• Collected material:
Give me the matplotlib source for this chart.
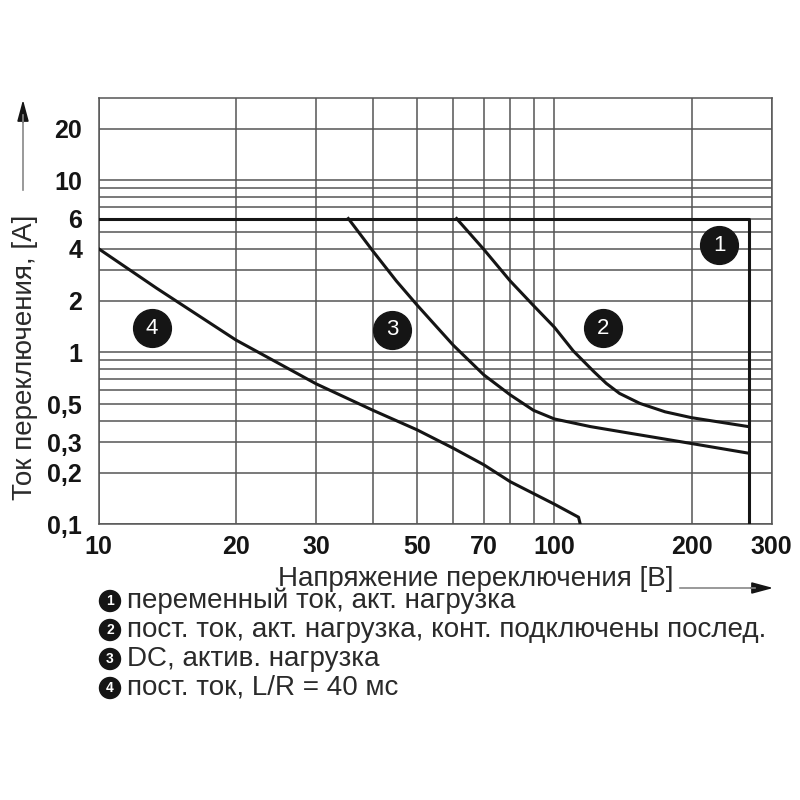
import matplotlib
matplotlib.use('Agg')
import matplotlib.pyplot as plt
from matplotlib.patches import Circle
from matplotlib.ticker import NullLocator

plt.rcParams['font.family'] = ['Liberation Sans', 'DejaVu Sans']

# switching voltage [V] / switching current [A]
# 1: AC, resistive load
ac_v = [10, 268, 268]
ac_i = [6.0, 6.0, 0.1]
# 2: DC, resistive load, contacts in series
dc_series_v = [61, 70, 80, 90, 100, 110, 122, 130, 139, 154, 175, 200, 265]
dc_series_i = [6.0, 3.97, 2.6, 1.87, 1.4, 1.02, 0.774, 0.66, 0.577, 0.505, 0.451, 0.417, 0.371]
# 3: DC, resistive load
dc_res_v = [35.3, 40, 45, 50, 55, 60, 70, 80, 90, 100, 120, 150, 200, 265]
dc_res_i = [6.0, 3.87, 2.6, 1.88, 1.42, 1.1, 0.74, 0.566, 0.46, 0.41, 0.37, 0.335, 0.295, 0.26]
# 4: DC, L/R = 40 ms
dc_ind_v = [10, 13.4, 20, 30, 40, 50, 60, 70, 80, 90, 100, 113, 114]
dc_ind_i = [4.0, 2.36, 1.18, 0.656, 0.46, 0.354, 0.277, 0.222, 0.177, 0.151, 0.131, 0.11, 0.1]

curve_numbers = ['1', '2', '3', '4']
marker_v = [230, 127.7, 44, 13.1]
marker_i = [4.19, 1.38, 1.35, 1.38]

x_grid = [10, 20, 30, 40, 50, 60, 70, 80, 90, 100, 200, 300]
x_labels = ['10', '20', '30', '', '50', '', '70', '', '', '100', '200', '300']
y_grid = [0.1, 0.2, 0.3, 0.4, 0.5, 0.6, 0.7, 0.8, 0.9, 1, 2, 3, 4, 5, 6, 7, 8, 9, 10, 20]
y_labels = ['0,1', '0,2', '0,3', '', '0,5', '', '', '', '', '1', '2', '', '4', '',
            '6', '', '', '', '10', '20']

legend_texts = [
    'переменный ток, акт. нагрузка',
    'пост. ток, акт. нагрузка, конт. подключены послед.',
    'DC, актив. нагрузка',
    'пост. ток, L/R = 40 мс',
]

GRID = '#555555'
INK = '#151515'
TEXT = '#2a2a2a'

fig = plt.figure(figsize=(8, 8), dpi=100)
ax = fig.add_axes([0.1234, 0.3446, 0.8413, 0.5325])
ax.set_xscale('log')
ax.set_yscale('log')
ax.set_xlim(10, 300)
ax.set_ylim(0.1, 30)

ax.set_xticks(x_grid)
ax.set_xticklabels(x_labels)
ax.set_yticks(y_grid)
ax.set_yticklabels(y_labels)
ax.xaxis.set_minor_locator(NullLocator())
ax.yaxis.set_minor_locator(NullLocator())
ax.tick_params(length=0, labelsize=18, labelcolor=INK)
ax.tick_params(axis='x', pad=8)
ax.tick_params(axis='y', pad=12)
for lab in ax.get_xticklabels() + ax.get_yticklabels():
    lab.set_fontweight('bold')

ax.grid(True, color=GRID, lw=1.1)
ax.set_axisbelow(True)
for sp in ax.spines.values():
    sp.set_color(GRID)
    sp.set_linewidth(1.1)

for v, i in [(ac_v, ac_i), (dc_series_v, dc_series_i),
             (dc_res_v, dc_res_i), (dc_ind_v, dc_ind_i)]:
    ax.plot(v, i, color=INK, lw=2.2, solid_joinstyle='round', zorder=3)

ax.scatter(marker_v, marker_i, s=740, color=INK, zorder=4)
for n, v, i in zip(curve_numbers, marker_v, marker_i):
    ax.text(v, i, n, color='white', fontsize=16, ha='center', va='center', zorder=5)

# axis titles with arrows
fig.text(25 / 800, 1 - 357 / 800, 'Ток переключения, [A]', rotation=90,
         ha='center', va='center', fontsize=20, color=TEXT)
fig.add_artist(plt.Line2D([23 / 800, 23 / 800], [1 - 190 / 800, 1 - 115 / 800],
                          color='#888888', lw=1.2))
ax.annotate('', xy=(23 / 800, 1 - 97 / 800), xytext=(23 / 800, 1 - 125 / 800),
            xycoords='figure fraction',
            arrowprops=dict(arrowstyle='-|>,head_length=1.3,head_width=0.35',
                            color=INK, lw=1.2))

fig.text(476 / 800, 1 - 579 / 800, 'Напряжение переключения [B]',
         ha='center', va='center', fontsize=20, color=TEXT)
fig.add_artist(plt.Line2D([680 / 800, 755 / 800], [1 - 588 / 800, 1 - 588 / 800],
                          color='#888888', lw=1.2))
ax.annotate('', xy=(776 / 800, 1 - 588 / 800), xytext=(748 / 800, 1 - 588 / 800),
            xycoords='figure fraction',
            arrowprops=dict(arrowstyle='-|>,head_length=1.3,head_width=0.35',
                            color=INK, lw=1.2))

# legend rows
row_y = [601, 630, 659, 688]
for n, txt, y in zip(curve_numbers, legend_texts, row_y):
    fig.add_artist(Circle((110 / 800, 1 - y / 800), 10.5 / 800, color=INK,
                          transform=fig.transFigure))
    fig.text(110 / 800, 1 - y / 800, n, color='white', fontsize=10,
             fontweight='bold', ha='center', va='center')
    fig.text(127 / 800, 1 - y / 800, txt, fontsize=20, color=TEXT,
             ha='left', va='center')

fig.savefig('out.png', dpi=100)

• Given problem:
Could the lines from the top of the material through the line with "ax.set_ylim(0.1, 30)" be repeated exactly, pictures left out?

• Exercise answer:
Give me the matplotlib source for this chart.
import matplotlib
matplotlib.use('Agg')
import matplotlib.pyplot as plt
from matplotlib.patches import Circle
from matplotlib.ticker import NullLocator

plt.rcParams['font.family'] = ['Liberation Sans', 'DejaVu Sans']

# switching voltage [V] / switching current [A]
# 1: AC, resistive load
ac_v = [10, 268, 268]
ac_i = [6.0, 6.0, 0.1]
# 2: DC, resistive load, contacts in series
dc_series_v = [61, 70, 80, 90, 100, 110, 122, 130, 139, 154, 175, 200, 265]
dc_series_i = [6.0, 3.97, 2.6, 1.87, 1.4, 1.02, 0.774, 0.66, 0.577, 0.505, 0.451, 0.417, 0.371]
# 3: DC, resistive load
dc_res_v = [35.3, 40, 45, 50, 55, 60, 70, 80, 90, 100, 120, 150, 200, 265]
dc_res_i = [6.0, 3.87, 2.6, 1.88, 1.42, 1.1, 0.74, 0.566, 0.46, 0.41, 0.37, 0.335, 0.295, 0.26]
# 4: DC, L/R = 40 ms
dc_ind_v = [10, 13.4, 20, 30, 40, 50, 60, 70, 80, 90, 100, 113, 114]
dc_ind_i = [4.0, 2.36, 1.18, 0.656, 0.46, 0.354, 0.277, 0.222, 0.177, 0.151, 0.131, 0.11, 0.1]

curve_numbers = ['1', '2', '3', '4']
marker_v = [230, 127.7, 44, 13.1]
marker_i = [4.19, 1.38, 1.35, 1.38]

x_grid = [10, 20, 30, 40, 50, 60, 70, 80, 90, 100, 200, 300]
x_labels = ['10', '20', '30', '', '50', '', '70', '', '', '100', '200', '300']
y_grid = [0.1, 0.2, 0.3, 0.4, 0.5, 0.6, 0.7, 0.8, 0.9, 1, 2, 3, 4, 5, 6, 7, 8, 9, 10, 20]
y_labels = ['0,1', '0,2', '0,3', '', '0,5', '', '', '', '', '1', '2', '', '4', '',
            '6', '', '', '', '10', '20']

legend_texts = [
    'переменный ток, акт. нагрузка',
    'пост. ток, акт. нагрузка, конт. подключены послед.',
    'DC, актив. нагрузка',
    'пост. ток, L/R = 40 мс',
]

GRID = '#555555'
INK = '#151515'
TEXT = '#2a2a2a'

fig = plt.figure(figsize=(8, 8), dpi=100)
ax = fig.add_axes([0.1234, 0.3446, 0.8413, 0.5325])
ax.set_xscale('log')
ax.set_yscale('log')
ax.set_xlim(10, 300)
ax.set_ylim(0.1, 30)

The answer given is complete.